Britânicos e tedescos desembarcaram na decisão de 1966 graças a uma razoável ajuda dos apitadores e sempre às expensas de sul-americanos. Na fase das quartas, além de permitir joelhadas e voadoras a Nobby Stiles, volante da Inglaterra, apelidado de “Carniceiro”, Rudolf Kretlein, da Alemanha Ocidental, absurdamente expulsou o argentino Ubaldo Rattín. Foi antológica a lenta saída de campo do platino, que ainda arrancou a flâmula da Grã-Bretanha da haste do escanteio e a atirou ao chão. E James Finney, da Inglaterra, devastou o Uruguai ao excluir Horácio Troche e Héctor Silva. Na final, a Alemanha saiu à frente aos 12’ com Haller, a Inglaterra virou com Hurst aos 18 e Peters aos 78, mas o tedesco Weber saboreou uma confusão na área da hospedeira para cravar 2 X 2 aos 90’. Então, aos 11 da prorrogação, com a conivência calhorda de Tofik Bakhramov, o auxiliar soviético, o suíço Gottfried Dienst validou um gol-fantasma de Hurst – a pelota resvalou no travessão e caiu fora da meta. O quarto tento também saiu numa situação irregular, aos 30, uma investida de Hurst, com uma dezena de malucos, invasores do gramado, em seu encalço. Claro que desta vez na tribuna de honra, a Rainha Elizabeth II entregou a taça a Bobby Moore.

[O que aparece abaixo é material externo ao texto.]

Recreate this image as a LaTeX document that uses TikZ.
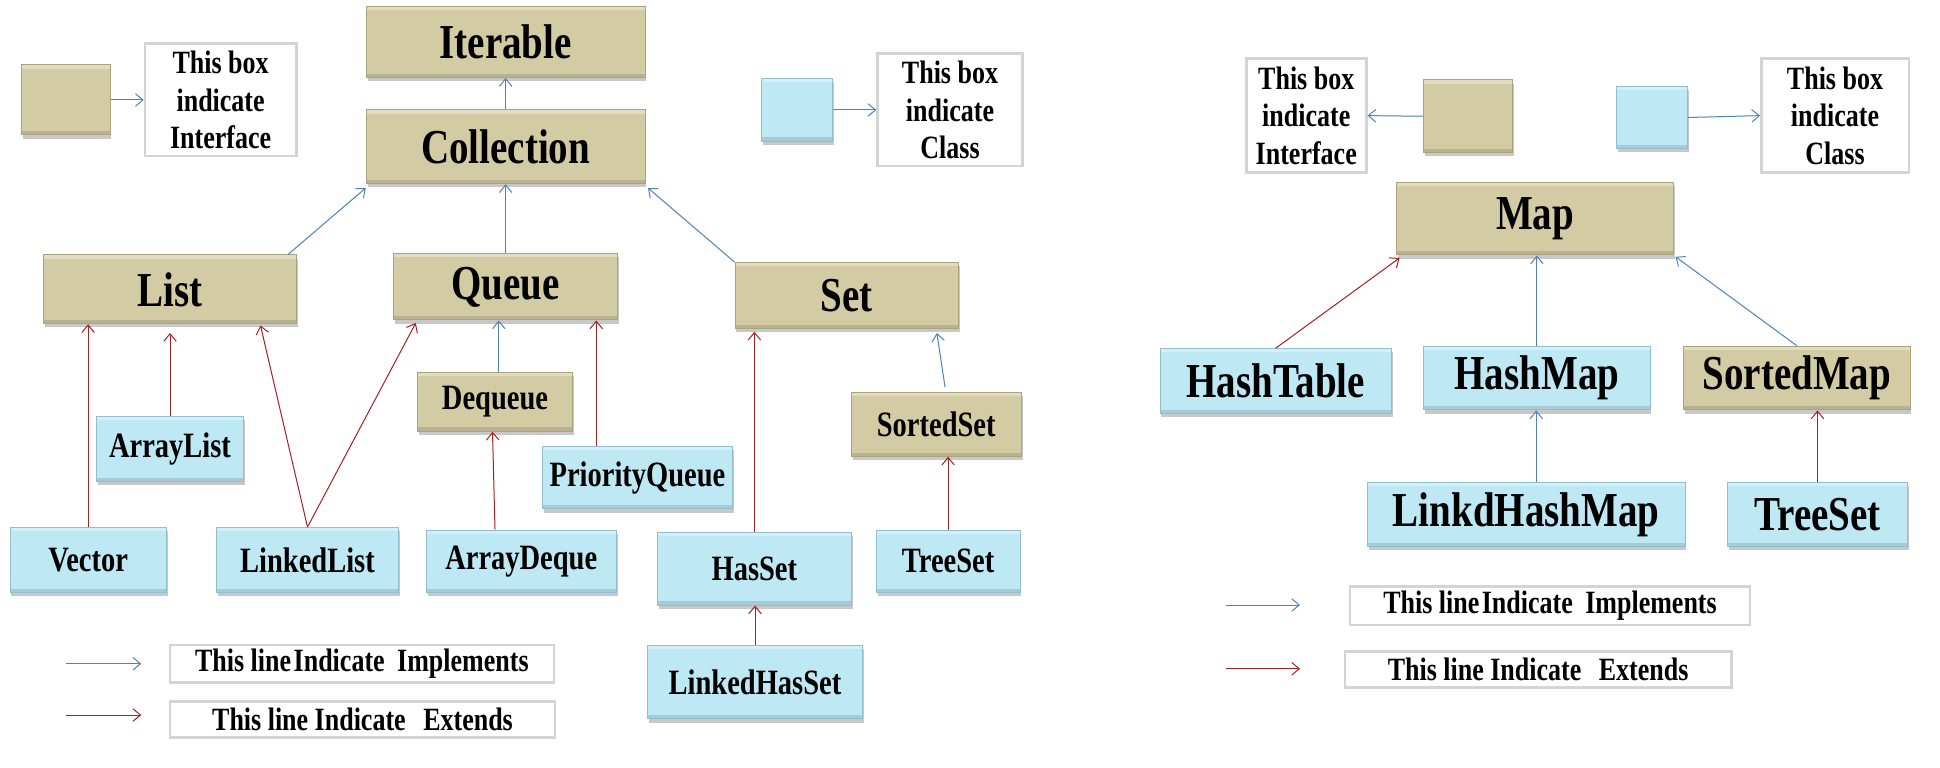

Em 1970, com Carlos Alberto, a reprise do gesto de Bellini e de Mauro

Em 1970, com Carlos Alberto, a reprise do gesto de Bellini e de Mauro
Arquivo Pessoal

MÉXICO/70 (16 Nações)
Dia 21 de Junho
Brasil 4 X 1 Itália
Cidade do México, Estádio Azteca, 107.412 espectadores
Árbitro: Rudi Gloeckner (Alemanha Oriental)
Gols: Pelé, Gérson, Jairizinho, Carlos Alberto X Boninsenga

Uma decisão absolutamente unilateral. A “Azzurra” não teve qualquer chance diante da “Canarinho”. Pelé abriu o marcador aos 18’, ao saltar bem mais alto que o zagueiro Burgnich. E a Itália apenas fez a sua “rete” aos 37’, numa bobagem de Clodoaldo, que cedeu uma pelota dominada na intermediária, e na saída estabanada do arqueiro Felix, atrapalhado por Gigi Riva nas imediações da meia-lua. O atento Boninsegna disparou com a meta vazia. O destino, porém, providenciaria uma justiça adequada a dois atletas fundamentais naquela seleção de Mário Zagallo. Aos 65’, o esplêndido Gérson surrupiou a bola de um rival, correu, horizontalmente, junto à linha da grande área, e fulminou o arqueiro Albertosi. Logo aos 70, enquanto os inimigos reclamavam de uma infração apontada por Gloeckner, o mesmo Gérson cobrou, depressa, pelota na testa de Pelé, que a desviou a Jairzinho, que enveredou pela retaguarda da “Azzurra” e entrou na meta de bola e tudo. Enfim, aos 86, um prêmio ao capitão Carlos Alberto, uma jogada de exatidão geométrica, de Rivellino a Tostão e até Pelé, que se limitou a encostar para o petardo do lateral. Caberia a Carlos Alberto reprisar o gesto de Bellini e de Mauro. A terceira conquista alternada do Brasil lhe permitiu a posse definitiva da Jules Rimet. Para sempre, do Brasil.